start Stored data
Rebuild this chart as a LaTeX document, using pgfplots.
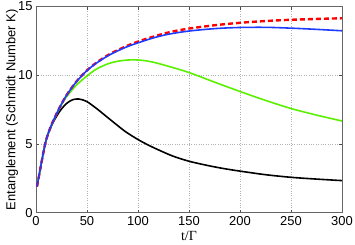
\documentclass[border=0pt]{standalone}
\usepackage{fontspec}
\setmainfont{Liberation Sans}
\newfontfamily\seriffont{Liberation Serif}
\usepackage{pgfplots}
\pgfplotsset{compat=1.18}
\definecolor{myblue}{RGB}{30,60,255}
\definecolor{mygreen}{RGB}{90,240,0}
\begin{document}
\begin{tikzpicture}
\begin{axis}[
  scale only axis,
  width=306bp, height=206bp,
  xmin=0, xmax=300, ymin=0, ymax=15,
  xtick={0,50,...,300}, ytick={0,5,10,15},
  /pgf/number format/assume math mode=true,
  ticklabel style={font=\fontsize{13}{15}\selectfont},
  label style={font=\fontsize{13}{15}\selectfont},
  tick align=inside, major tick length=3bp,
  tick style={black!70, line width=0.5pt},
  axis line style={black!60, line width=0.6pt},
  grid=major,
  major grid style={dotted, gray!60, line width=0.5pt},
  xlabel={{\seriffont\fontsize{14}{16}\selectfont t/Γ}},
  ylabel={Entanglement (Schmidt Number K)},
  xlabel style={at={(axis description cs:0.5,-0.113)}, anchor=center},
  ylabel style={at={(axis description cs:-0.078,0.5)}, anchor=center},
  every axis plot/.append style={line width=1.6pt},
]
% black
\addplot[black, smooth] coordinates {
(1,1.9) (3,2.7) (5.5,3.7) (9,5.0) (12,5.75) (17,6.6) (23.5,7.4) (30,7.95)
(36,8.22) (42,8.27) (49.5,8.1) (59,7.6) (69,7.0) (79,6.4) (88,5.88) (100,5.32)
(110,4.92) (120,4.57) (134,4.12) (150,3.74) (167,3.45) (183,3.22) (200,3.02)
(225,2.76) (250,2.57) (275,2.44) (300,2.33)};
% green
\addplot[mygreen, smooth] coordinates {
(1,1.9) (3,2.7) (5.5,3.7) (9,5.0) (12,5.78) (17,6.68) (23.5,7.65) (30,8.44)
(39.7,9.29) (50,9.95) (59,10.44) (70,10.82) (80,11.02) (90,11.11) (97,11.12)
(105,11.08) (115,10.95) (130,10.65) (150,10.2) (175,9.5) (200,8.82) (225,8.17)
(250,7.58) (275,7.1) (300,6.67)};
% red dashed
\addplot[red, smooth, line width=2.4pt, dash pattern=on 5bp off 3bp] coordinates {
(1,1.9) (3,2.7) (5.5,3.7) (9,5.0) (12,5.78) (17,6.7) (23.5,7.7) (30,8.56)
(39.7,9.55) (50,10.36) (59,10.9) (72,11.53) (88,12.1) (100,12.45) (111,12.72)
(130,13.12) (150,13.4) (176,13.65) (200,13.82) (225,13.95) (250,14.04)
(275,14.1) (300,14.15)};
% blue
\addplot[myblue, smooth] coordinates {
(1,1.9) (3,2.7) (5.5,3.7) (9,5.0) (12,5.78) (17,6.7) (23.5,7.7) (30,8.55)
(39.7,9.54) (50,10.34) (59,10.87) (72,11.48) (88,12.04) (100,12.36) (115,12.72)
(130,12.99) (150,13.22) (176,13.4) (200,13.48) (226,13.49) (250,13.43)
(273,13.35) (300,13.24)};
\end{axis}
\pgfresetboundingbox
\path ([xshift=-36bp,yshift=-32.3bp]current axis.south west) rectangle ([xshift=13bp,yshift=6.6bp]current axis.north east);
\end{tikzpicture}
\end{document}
end Stored data
# Exercise instructions
Give the data again exactly as written, with all pictures left out.

# Worked answer
Rebuild this chart as a LaTeX document, using pgfplots.
\documentclass[border=0pt]{standalone}
\usepackage{fontspec}
\setmainfont{Liberation Sans}
\newfontfamily\seriffont{Liberation Serif}
\usepackage{pgfplots}
\pgfplotsset{compat=1.18}
\definecolor{myblue}{RGB}{30,60,255}
\definecolor{mygreen}{RGB}{90,240,0}
\begin{document}
\begin{tikzpicture}
\begin{axis}[
  scale only axis,
  width=306bp, height=206bp,
  xmin=0, xmax=300, ymin=0, ymax=15,
  xtick={0,50,...,300}, ytick={0,5,10,15},
  /pgf/number format/assume math mode=true,
  ticklabel style={font=\fontsize{13}{15}\selectfont},
  label style={font=\fontsize{13}{15}\selectfont},
  tick align=inside, major tick length=3bp,
  tick style={black!70, line width=0.5pt},
  axis line style={black!60, line width=0.6pt},
  grid=major,
  major grid style={dotted, gray!60, line width=0.5pt},
  xlabel={{\seriffont\fontsize{14}{16}\selectfont t/Γ}},
  ylabel={Entanglement (Schmidt Number K)},
  xlabel style={at={(axis description cs:0.5,-0.113)}, anchor=center},
  ylabel style={at={(axis description cs:-0.078,0.5)}, anchor=center},
  every axis plot/.append style={line width=1.6pt},
]
% black
\addplot[black, smooth] coordinates {
(1,1.9) (3,2.7) (5.5,3.7) (9,5.0) (12,5.75) (17,6.6) (23.5,7.4) (30,7.95)
(36,8.22) (42,8.27) (49.5,8.1) (59,7.6) (69,7.0) (79,6.4) (88,5.88) (100,5.32)
(110,4.92) (120,4.57) (134,4.12) (150,3.74) (167,3.45) (183,3.22) (200,3.02)
(225,2.76) (250,2.57) (275,2.44) (300,2.33)};
% green
\addplot[mygreen, smooth] coordinates {
(1,1.9) (3,2.7) (5.5,3.7) (9,5.0) (12,5.78) (17,6.68) (23.5,7.65) (30,8.44)
(39.7,9.29) (50,9.95) (59,10.44) (70,10.82) (80,11.02) (90,11.11) (97,11.12)
(105,11.08) (115,10.95) (130,10.65) (150,10.2) (175,9.5) (200,8.82) (225,8.17)
(250,7.58) (275,7.1) (300,6.67)};
% red dashed
\addplot[red, smooth, line width=2.4pt, dash pattern=on 5bp off 3bp] coordinates {
(1,1.9) (3,2.7) (5.5,3.7) (9,5.0) (12,5.78) (17,6.7) (23.5,7.7) (30,8.56)
(39.7,9.55) (50,10.36) (59,10.9) (72,11.53) (88,12.1) (100,12.45) (111,12.72)
(130,13.12) (150,13.4) (176,13.65) (200,13.82) (225,13.95) (250,14.04)
(275,14.1) (300,14.15)};
% blue
\addplot[myblue, smooth] coordinates {
(1,1.9) (3,2.7) (5.5,3.7) (9,5.0) (12,5.78) (17,6.7) (23.5,7.7) (30,8.55)
(39.7,9.54) (50,10.34) (59,10.87) (72,11.48) (88,12.04) (100,12.36) (115,12.72)
(130,12.99) (150,13.22) (176,13.4) (200,13.48) (226,13.49) (250,13.43)
(273,13.35) (300,13.24)};
\end{axis}
\pgfresetboundingbox
\path ([xshift=-36bp,yshift=-32.3bp]current axis.south west) rectangle ([xshift=13bp,yshift=6.6bp]current axis.north east);
\end{tikzpicture}
\end{document}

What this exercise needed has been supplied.